National Math Olympiad

Denote the angle $\angle ABC$ by $\beta$. The line $KL$ is parallel to the altitude to the side $BC$, so $KL$ is perpendicular to $BC$. Hence, $KLB$ is a right triangle and $\angle KLB=\frac{\pi }{2}-\beta$. We get $\angle KLN=\frac{\pi }{2}-\beta$. Since $KLMN$ is a cyclic quadrilateral, we have $\angle KMN=\angle KLN=\frac{\pi }{2}-\beta$.



In the quadrilateral $KDMC$ we $A$ have $\angle DKC+\angle DMC=\frac{\pi }{2}+\frac{\pi }{2}=\pi$, so $KDMC$ is also a cyclic quadrilateral. We conclude that $\angle DCK=\angle DMK=\angle NMK=\frac{\pi }{2}-\beta$.
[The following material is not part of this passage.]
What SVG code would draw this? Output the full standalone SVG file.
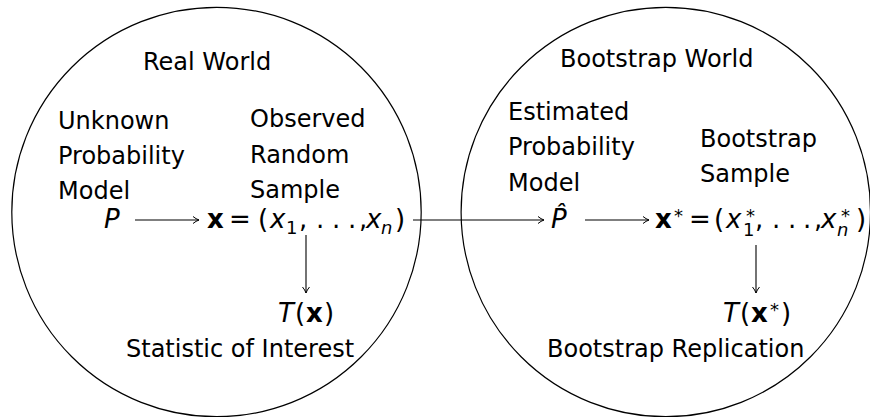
<svg xmlns="http://www.w3.org/2000/svg" width="870" height="417" viewBox="0 0 870 417">
<style>
text{font-family:"DejaVu Sans","Liberation Sans",sans-serif;font-size:24px;fill:#000}
.m{font-size:26px}
.it{font-style:italic}
.bf{font-weight:bold}
.sm{font-size:18px;font-style:normal}
.smi{font-size:18px;font-style:italic}
.world{fill:none;stroke:#000;stroke-width:1.2}
.conn{fill:none;stroke:#000;stroke-width:1.1}
</style>
<defs>
<marker id="tip" markerWidth="10" markerHeight="10" refX="8" refY="5" orient="auto" markerUnits="userSpaceOnUse">
<path d="M2,1.5 Q5,4 8,5 Q5,6 2,8.5" fill="none" stroke="#000" stroke-width="1"/>
</marker>
</defs>
<rect width="870" height="417" fill="#fff"/>
<g id="real-world">
<circle class="world" cx="216.5" cy="212" r="204.7"/>
<text x="143" y="70">Real World</text>
</g>
<g id="bootstrap-world">
<circle class="world" cx="665.8" cy="212" r="204.7"/>
<text x="560" y="67">Bootstrap World</text>
</g>
<g id="unknown-model">
<text x="58" y="129">Unknown</text>
<text x="58" y="164">Probability</text>
<text x="58" y="199">Model</text>
<text class="m it" x="104" y="228">P</text>
</g>
<g id="observed-sample">
<text x="250" y="127">Observed</text>
<text x="250" y="163">Random</text>
<text x="250" y="198">Sample</text>
<text class="m bf" x="207" y="228">x</text>
<text class="m" x="229" y="228">=</text>
<text class="m" x="258" y="228">(</text>
<text class="m it" x="270" y="228">x</text>
<text class="sm" x="286" y="234">1</text>
<text class="m" x="299" y="228">,</text>
<text class="m" x="316" y="228">.</text>
<text class="m" x="332" y="228">.</text>
<text class="m" x="348" y="228">.</text>
<text class="m" x="359" y="228">,</text>
<text class="m it" x="366" y="228">x</text>
<text class="smi" x="381" y="234">n</text>
<text class="m" x="395" y="228">)</text>
</g>
<g id="statistic">
<text class="m it" x="278" y="322">T</text>
<text class="m" x="295" y="322">(</text>
<text class="m bf" x="306" y="322">x</text>
<text class="m" x="324" y="322">)</text>
<text x="126" y="357">Statistic of Interest</text>
</g>
<g id="estimated-model">
<text x="508" y="120">Estimated</text>
<text x="508" y="155">Probability</text>
<text x="508" y="191">Model</text>
<text class="m it" x="551" y="228">P&#x302;</text>
</g>
<g id="bootstrap-sample">
<text x="700" y="147">Bootstrap</text>
<text x="700" y="182">Sample</text>
<text class="bf m" x="655" y="228">x</text>
<text class="sm" x="674" y="222">*</text>
<text class="m" x="689" y="228">=</text>
<text class="m" x="714" y="228">(</text>
<text class="m it" x="726" y="228">x<tspan class="sm" dx="4.6" dy="-6">*</tspan><tspan class="sm" dx="-12" dy="14">1</tspan></text>
<text class="m" x="755" y="228">,</text>
<text class="m" x="772" y="228">.</text>
<text class="m" x="788" y="228">.</text>
<text class="m" x="803" y="228">.</text>
<text class="m" x="814" y="228">,</text>
<text class="m it" x="821" y="228">x<tspan class="sm" dx="4.6" dy="-6">*</tspan><tspan class="smi" dx="-13" dy="14">n</tspan></text>
<text class="m" x="856" y="228">)</text>
</g>
<g id="replication">
<text class="m it" x="723" y="322">T</text>
<text class="m" x="740" y="322">(</text>
<text class="m bf" x="751" y="322">x</text>
<text class="sm" x="770" y="316">*</text>
<text class="m" x="781" y="322">)</text>
<text x="547" y="357">Bootstrap Replication</text>
</g>
<g id="connectors">
<line class="conn" x1="135" y1="220" x2="199" y2="220" marker-end="url(#tip)"/>
<line class="conn" x1="306" y1="235" x2="306" y2="293" marker-end="url(#tip)"/>
<line class="conn" x1="413" y1="220" x2="544" y2="220" marker-end="url(#tip)"/>
<line class="conn" x1="585" y1="220" x2="649" y2="220" marker-end="url(#tip)"/>
<line class="conn" x1="756" y1="245" x2="756" y2="293" marker-end="url(#tip)"/>
</g>
</svg>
Let $E$ be the point where the line $CD$ intersects the segment $AB$. As we have shown we have $\angle ECB=\frac{\pi }{2}-\beta$ and $\angle EBC=\beta$, so $\angle BEC=\frac{\pi }{2}$. The line through the points $C$ and $D$ is perpendicular to the segment $AB$, so it must also contain the point $H$. Thus, $C$, $D$ and $H$ are collinear.